TASK DESCRIPTION: Determine how many lines of the records include "Output", and answer with the number alone.

++++++++

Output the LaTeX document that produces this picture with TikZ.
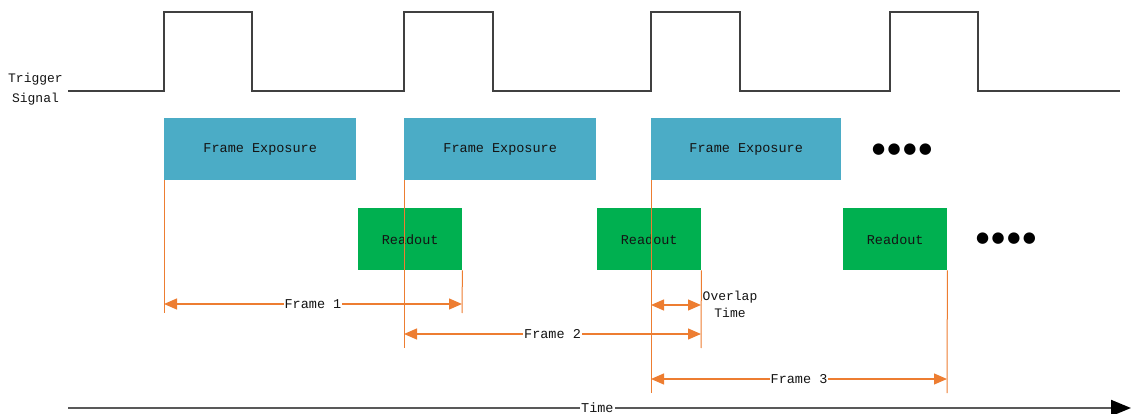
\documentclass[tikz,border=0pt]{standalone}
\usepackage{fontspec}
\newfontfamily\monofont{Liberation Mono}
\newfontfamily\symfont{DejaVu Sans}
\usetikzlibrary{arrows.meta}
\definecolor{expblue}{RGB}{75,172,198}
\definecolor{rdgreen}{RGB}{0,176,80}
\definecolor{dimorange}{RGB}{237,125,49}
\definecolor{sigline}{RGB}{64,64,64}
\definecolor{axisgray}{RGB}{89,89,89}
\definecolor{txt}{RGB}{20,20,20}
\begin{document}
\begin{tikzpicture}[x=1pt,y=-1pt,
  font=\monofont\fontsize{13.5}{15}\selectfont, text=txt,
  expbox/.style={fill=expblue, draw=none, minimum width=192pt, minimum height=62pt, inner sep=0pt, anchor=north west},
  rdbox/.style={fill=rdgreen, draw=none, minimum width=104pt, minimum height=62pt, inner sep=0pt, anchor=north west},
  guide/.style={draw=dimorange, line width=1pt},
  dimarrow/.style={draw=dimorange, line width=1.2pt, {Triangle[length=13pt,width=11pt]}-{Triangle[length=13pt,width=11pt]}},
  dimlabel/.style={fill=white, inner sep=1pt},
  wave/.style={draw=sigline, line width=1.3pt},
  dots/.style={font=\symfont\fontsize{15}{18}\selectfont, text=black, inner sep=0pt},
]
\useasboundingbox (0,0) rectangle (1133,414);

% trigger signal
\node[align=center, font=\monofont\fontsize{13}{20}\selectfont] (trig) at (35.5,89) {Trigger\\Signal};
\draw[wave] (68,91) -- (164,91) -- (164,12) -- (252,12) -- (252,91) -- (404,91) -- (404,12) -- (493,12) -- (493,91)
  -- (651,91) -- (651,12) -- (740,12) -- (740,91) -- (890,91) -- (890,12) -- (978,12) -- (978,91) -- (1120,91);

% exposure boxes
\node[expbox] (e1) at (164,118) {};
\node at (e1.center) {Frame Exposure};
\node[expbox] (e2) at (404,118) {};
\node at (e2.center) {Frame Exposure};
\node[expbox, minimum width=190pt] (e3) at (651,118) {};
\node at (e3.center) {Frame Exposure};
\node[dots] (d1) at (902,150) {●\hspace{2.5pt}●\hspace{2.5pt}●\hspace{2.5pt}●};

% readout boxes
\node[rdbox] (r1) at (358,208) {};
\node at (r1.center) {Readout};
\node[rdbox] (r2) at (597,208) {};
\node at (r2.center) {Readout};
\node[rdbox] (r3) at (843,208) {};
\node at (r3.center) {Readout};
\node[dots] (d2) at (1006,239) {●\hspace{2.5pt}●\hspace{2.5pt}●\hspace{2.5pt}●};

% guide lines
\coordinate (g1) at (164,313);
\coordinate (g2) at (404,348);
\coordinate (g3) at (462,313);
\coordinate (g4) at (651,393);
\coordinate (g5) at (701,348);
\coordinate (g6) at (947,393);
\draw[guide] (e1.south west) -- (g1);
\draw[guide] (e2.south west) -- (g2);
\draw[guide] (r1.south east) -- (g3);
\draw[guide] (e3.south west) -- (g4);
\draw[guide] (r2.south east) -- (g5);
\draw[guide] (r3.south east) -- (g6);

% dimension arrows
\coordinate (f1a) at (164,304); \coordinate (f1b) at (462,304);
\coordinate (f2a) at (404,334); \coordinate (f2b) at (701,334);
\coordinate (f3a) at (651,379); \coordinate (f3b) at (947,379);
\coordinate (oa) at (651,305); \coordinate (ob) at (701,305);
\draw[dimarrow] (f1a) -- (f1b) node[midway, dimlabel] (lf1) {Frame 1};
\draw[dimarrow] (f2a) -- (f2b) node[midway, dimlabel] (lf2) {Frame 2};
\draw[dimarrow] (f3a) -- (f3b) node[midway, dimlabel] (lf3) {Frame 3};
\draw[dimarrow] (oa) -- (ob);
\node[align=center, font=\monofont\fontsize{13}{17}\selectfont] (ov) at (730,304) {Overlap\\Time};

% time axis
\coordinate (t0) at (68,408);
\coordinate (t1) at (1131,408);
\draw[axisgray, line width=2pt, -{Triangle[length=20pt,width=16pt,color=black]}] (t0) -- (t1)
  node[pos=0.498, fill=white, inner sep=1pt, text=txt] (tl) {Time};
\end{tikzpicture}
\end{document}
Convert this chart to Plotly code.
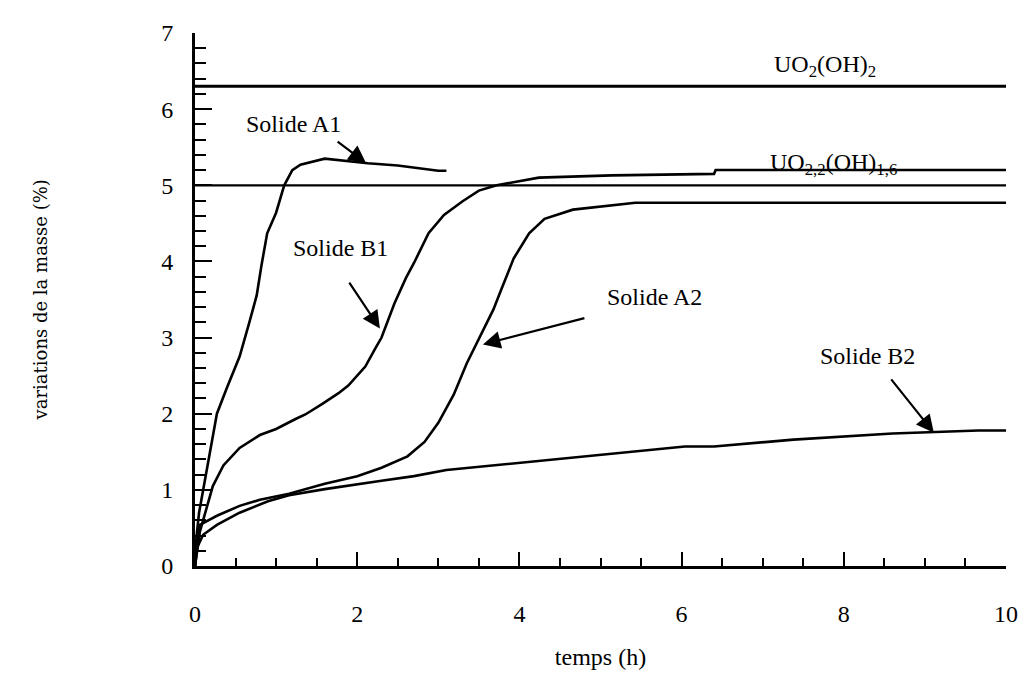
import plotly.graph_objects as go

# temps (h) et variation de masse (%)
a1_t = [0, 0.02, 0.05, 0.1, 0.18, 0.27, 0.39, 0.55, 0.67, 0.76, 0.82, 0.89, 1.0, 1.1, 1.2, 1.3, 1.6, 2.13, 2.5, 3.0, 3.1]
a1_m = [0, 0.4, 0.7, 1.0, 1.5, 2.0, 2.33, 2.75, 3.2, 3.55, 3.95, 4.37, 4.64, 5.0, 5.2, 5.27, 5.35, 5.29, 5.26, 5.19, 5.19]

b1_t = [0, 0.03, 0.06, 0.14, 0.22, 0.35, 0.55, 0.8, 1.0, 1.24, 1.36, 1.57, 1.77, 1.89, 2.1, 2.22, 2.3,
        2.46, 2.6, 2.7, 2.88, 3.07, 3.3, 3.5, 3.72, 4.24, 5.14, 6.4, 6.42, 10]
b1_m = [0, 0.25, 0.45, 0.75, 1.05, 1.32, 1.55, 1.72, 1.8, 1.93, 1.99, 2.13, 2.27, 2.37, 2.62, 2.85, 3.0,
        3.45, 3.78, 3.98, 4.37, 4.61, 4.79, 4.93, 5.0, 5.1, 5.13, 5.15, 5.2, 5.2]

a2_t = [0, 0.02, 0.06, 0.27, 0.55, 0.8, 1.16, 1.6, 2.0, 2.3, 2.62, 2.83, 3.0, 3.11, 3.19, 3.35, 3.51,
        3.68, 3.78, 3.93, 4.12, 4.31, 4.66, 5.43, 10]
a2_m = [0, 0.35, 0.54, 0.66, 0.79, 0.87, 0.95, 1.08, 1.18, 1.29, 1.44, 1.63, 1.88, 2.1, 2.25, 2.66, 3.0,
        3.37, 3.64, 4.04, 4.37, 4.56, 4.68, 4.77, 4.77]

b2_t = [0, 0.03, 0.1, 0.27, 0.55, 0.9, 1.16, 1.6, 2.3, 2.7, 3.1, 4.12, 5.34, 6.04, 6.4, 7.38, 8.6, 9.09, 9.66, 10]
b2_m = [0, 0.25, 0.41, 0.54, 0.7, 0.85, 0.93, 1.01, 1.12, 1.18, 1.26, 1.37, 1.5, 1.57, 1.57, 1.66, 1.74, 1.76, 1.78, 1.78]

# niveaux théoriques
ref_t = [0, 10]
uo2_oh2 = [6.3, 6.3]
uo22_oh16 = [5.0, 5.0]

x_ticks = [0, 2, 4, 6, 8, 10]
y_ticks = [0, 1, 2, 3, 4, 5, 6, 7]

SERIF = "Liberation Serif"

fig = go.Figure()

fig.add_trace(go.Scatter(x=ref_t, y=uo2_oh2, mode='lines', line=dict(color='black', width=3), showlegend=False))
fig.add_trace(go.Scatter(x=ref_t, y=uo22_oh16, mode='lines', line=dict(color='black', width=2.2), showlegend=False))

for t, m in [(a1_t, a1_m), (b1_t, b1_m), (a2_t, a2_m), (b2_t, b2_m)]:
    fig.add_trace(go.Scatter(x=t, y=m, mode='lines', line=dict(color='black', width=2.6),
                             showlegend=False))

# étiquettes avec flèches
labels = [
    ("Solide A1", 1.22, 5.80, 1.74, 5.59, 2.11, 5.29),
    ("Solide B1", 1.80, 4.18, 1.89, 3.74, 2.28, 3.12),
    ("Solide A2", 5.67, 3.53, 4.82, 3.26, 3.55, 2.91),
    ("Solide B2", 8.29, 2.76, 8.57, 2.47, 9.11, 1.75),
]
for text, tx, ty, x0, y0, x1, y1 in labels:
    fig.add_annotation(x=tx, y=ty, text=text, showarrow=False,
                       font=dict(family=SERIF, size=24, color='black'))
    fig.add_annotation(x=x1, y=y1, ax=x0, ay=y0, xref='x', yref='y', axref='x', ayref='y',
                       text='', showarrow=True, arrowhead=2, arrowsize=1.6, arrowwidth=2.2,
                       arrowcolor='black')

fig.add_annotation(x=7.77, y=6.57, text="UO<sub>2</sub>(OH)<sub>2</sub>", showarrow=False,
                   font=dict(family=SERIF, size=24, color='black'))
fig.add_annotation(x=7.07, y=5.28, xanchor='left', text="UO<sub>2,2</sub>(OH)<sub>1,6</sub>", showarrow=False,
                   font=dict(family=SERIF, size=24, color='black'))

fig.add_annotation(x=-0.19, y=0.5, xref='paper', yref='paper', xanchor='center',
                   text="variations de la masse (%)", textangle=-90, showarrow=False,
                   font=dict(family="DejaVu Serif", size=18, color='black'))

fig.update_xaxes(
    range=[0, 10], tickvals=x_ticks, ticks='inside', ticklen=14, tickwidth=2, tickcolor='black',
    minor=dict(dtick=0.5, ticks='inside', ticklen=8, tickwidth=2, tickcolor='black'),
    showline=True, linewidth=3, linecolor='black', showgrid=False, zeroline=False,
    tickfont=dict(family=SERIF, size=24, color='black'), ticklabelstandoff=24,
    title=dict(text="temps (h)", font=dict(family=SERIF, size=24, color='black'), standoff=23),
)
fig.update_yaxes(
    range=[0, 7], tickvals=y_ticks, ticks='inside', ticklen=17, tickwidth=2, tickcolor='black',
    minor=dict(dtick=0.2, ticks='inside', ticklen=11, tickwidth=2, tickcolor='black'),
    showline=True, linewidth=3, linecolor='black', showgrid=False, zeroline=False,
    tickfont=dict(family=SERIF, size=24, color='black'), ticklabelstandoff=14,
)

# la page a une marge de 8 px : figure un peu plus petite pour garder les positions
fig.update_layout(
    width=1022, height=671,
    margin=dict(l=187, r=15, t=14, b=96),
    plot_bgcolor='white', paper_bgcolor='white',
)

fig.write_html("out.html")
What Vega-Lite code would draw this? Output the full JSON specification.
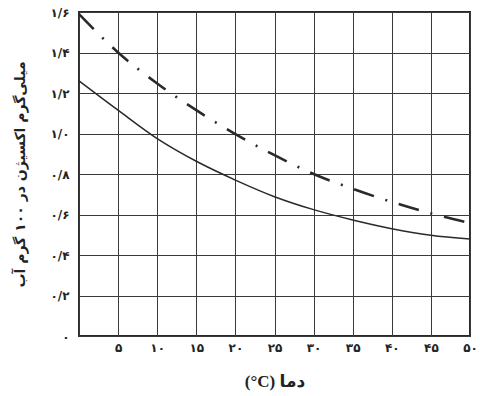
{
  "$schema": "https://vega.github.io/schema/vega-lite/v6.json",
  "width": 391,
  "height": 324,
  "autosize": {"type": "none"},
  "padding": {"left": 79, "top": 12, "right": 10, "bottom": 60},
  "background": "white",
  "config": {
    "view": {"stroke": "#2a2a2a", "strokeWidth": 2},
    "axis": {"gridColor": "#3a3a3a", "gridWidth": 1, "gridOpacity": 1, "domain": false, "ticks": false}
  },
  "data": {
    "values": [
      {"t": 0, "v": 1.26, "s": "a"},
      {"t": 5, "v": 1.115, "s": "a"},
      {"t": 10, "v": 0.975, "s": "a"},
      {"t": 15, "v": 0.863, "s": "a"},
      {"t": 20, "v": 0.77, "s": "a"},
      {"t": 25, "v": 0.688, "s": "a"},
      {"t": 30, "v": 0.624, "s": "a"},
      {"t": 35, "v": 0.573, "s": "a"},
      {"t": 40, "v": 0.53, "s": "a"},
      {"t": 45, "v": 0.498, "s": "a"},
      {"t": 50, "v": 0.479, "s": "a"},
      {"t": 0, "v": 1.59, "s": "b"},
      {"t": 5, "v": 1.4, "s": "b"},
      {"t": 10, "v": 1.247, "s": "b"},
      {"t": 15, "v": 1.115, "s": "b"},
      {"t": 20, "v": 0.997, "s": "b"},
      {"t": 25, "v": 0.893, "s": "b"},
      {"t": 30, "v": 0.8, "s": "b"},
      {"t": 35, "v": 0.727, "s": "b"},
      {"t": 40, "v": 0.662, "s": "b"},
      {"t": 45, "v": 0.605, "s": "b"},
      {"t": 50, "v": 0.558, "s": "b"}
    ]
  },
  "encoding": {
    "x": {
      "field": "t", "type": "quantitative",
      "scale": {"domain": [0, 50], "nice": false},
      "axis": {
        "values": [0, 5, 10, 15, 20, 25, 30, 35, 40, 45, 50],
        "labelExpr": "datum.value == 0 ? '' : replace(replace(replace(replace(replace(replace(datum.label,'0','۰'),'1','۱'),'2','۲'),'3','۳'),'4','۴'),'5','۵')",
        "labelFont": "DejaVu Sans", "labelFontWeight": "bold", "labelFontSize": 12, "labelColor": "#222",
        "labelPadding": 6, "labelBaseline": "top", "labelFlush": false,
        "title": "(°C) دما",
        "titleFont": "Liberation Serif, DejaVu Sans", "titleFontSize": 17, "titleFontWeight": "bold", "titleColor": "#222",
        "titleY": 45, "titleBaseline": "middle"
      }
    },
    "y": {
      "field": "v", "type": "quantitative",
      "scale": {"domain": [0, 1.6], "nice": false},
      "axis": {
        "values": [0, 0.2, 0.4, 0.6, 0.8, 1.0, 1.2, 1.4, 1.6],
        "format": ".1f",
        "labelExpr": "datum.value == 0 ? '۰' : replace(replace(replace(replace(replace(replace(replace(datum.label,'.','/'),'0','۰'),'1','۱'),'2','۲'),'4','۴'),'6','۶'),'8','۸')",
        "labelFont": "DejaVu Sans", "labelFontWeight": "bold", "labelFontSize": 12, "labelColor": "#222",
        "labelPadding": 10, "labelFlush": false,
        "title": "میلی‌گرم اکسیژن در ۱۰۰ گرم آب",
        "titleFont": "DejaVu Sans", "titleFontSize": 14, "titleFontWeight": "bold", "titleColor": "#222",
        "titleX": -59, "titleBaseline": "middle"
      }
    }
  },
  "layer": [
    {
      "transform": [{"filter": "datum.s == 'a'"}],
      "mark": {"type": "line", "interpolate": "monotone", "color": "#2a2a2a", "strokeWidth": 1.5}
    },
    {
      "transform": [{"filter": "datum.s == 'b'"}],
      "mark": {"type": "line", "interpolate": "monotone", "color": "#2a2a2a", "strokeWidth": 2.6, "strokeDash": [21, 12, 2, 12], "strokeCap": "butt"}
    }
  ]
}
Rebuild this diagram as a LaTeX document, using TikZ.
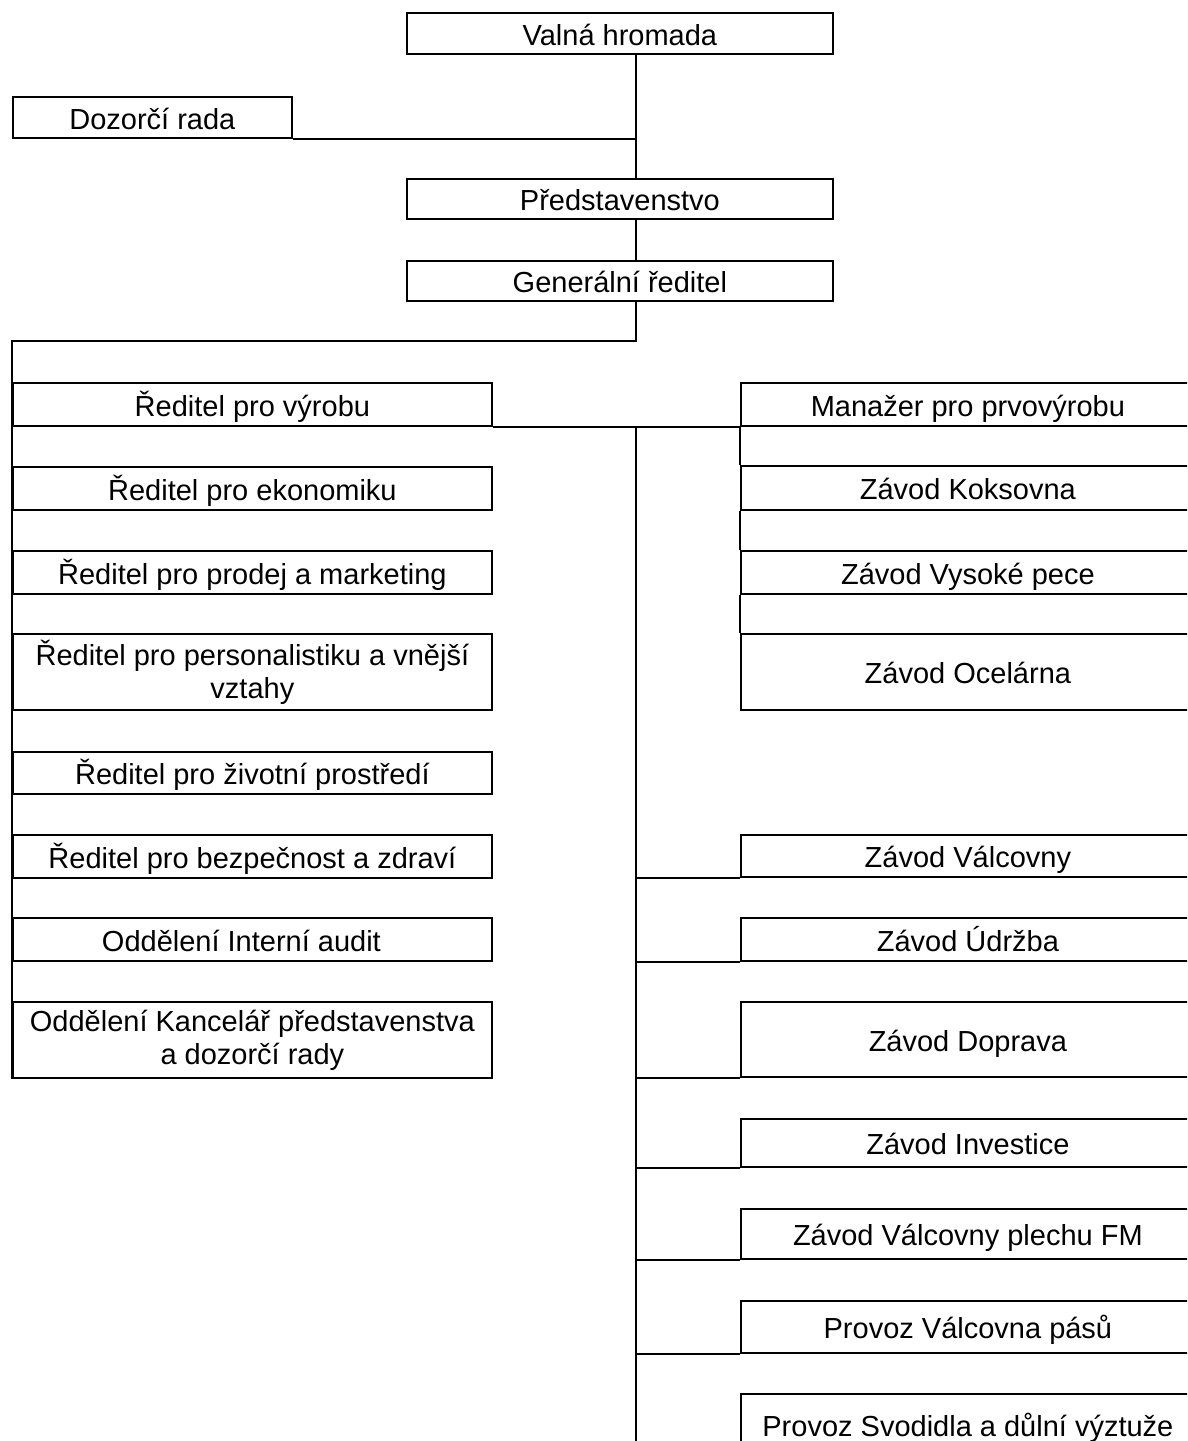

++++++++

SOLUTION TO THIS TASK: 2